The rest of the year was a whirlwind. His move on Nico Rosberg, going round the outside at Becketts at Silverstone, was one of a driver who has faith in his own ability.

The German was the victim of a similar move in Brazil, when Verstappen went outside him on turn three, an inch-perfect act of daring opportunity.

Brazil was a tour de force for Verstappen. He drove superbly in the wet, came back from 16th to take third place — reminiscent of a young Hamilton scything through the field at Turkey’s 2006 GP2 race — and after spinning on the final corner pulled off a save that was pure instinctive skill.

His team principal, among many others, recognised his quality.

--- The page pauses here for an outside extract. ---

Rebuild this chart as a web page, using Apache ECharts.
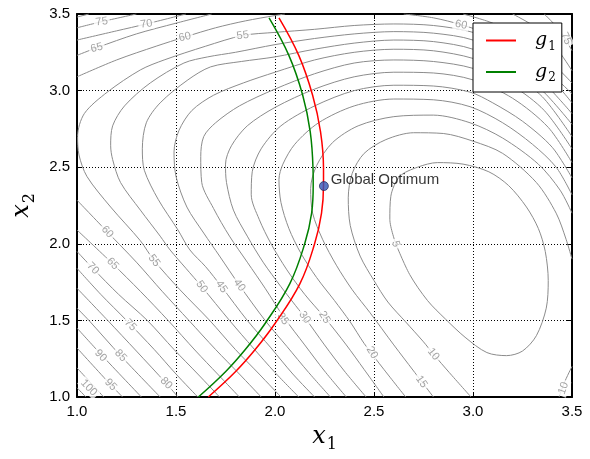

“That was one of the best drives I’ve seen in Formula One,” Christian Horner said.

For Verstappen it was normal. “This is what I have always done in my life, just racing and driving cars and go-karts fast,” he says.

“I have always been relaxed and that made me fast and so I will have the same approach if fighting for a world title. It will get more intense but you have to be fully on top of it all the time.”

He has attracted criticism, not least when he moved to block Raikkonen on the Kemmel Straight at Spa last year.

It was breathtaking but for all the wrong reasons, largely in being spectacularly dangerous.

It was one of several such manoeuvres that led the FIA to redefine the rules on moving under braking.

Part of the reason they did so was Verstappen did not accept the criticism he was receiving from other drivers was deserved. He still does not.

“The biggest critic I have in my life is my dad, so everything else is just a breeze, it doesn’t really matter to me,” he says.

“As a driver it is important to focus on yourself and believe in yourself and there shouldn’t be a reason why when you are in F1, when there is more attention, that you change your approach.”

He is backed steadfastly in this by Horner.

“He has the petulance of youth,” he says.

“He pushes, he challenges but that’s what you want to see in a driver as well. You want there to be a pure spirit in there and not try to dampen it down and overmanage it. Like any artist in many respects, you have to give them the freedom to breathe. He is growing in experience every grand prix weekend and getting stronger and stronger and the potential is what is so exciting.”

He is right in that the teenager is a rare talent but racecraft, particularly in the case of avoiding dangerous moves, must become a priority.

Verstappen concedes he is “always learning and nobody is a finished product”.

That the driver who overtook the most cars last season believes he can be that finished product, at least in the sense of becoming world champion, is part and parcel of the conviction that belies his years. He has no thought of changing his driving style and to an extent we should hope he does not. If it can be tempered with some better judgement Formula One will have much to enjoy in the future.

Might that be sooner rather than later with a tilt at the title this year? We will have to see how his car stands up at the Australian Grand Prix this weekend. But if he has a shot, he will take it. “It is very important to be yourself and just focus on yourself,” he says. “Because you know exactly what you have to do. The most important thing is just being faster than everyone else and that is what I am aiming for.”